Many of the elements that made previous Digital Explorers events so popular were still present: insights into in-demand skills, glimpses of the future world of work, some myth-busting about techies, and digital design challenges to earn students Industrial Cadets accreditation.

And while Virtual Digital Explorers may have lacked face-to-face networking, it more than made up for it in scale and geographical reach.


Industry advice

In ‘Meet the Mentor’ Q&A sessions, volunteer panel members from companies including General Electric (GE), GlaxoSmithKline (GSK) and TCS discussed their own career paths, typical working days and the digital transformations that the future of work will bring. They also took students’ questions.

“Follow your interests and keep your options open. You’ll find the role that fits,” Sally Cockayne, a maths undergraduate on an Industrial Cadets placement with GSK, told students. Cockayne said she found working on drugs trials at GSK especially rewarding. “The best part for me is having a direct impact on people’s lives.”

GE’s Director of Operations, Mike Brown, spoke of the value of outside interests. “Show employers you can function away from the computer screen,” he said, even as placement student Isabel Elliot impressed the online audience with her account of working alongside a ‘liquid-handling robot’ in her lab.

Flexible learning

The virtual event also provided a wide variety of practical programmes, with live panels and Q&As complemented by videos and mini tutorials, as well as inspiring activities.

The youngest cohort, the seven- to nine-year-olds, were given the task of reinventing a household item as a smart device. After some basic coaching in app design, they then set about devising an app to control their new device.

Older students, aged 10 or over, were encouraged to think about what a technology career could hold for them – and how to get there. They were also challenged to create their own start-up – identifying a market, branding their company and even drafting job descriptions.

While there was no formal assessment, a rewards-based approach ensured enthusiasm and commitment remained high. All modules had to be completed to earn Challenger-level accreditation from Industrial Cadets – which the students could then include on their CVs.

Whatever the activity, flexibility was key and the students were in control. Whether at home or at school, during live week or later, they could work at their own speed, throughout the summer.

A ‘much-needed’ scheme

Digital Explorers appears to be succeeding in its virtual avatar. Three-quarters of young people who attended recent Digital Explorers events said they were more likely to consider a science, technology, engineering and mathematics (STEM) career as a result.

And schools were just as enthusiastic about the virtual version. “Students who have accessed the resources have given hugely positive feedback,” a teacher in Manchester told TCS. “It’s also been a much-needed change to their ordinary schoolwork.”
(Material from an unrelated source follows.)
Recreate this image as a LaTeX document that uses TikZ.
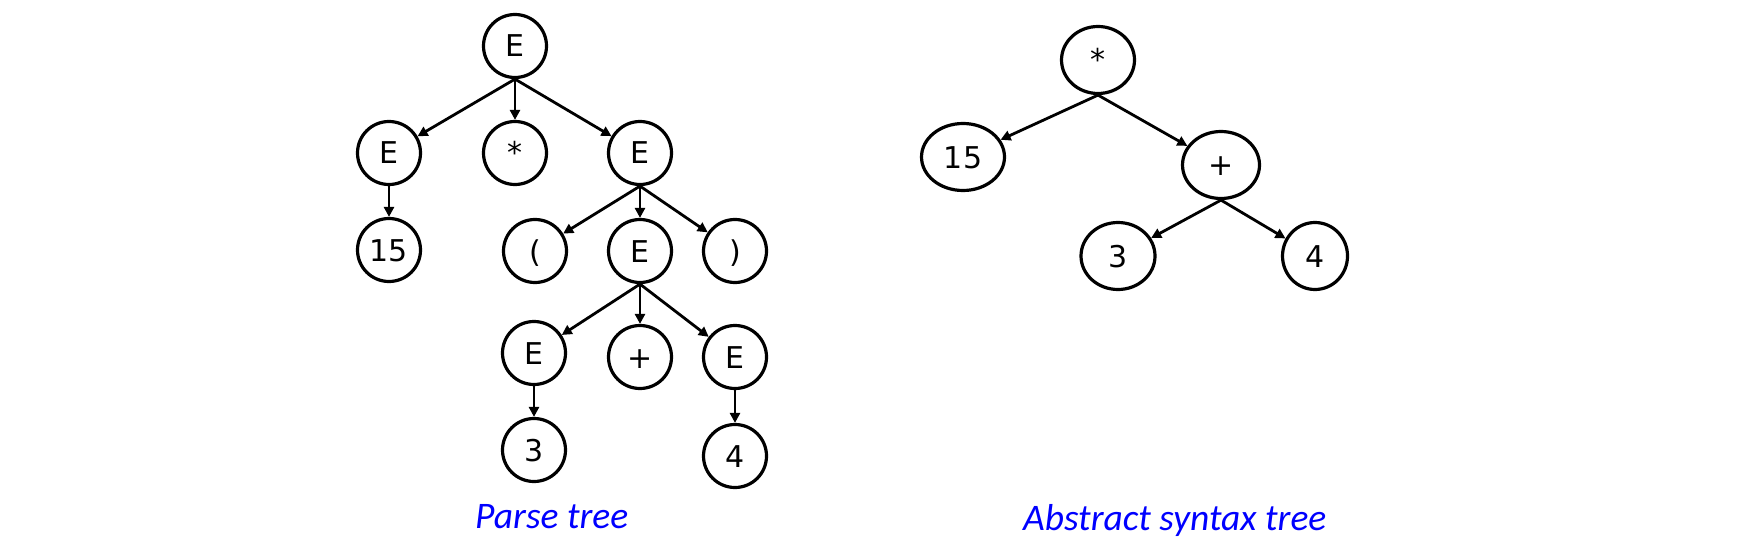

The virtual events were a game-changer for reaching less well-served communities too, according to Nikki Elliot, EDT’s Head of Industry Engagement. “The beauty of previous events was that young people got to mix with industry professionals and other students and get hands-on with the technology. But the magic of this (the virtual event) is that it breaks down the very real geographical barriers that prevent schools attending live events,” said Elliot.

Adapting the programme to extraordinary times has been a valuable experiment, said TCS Director of Corporate Sustainability, Yogesh Chauhan. “At a time when students, teachers and parents are being challenged in whole new ways, it’s been rewarding to work with EDT, industry colleagues and our own volunteers to produce an imaginative solution,” he said.

“Going virtual has tested out new ways for us to engage this key age group in large numbers. That’s worth exploring further,” Chauhan added.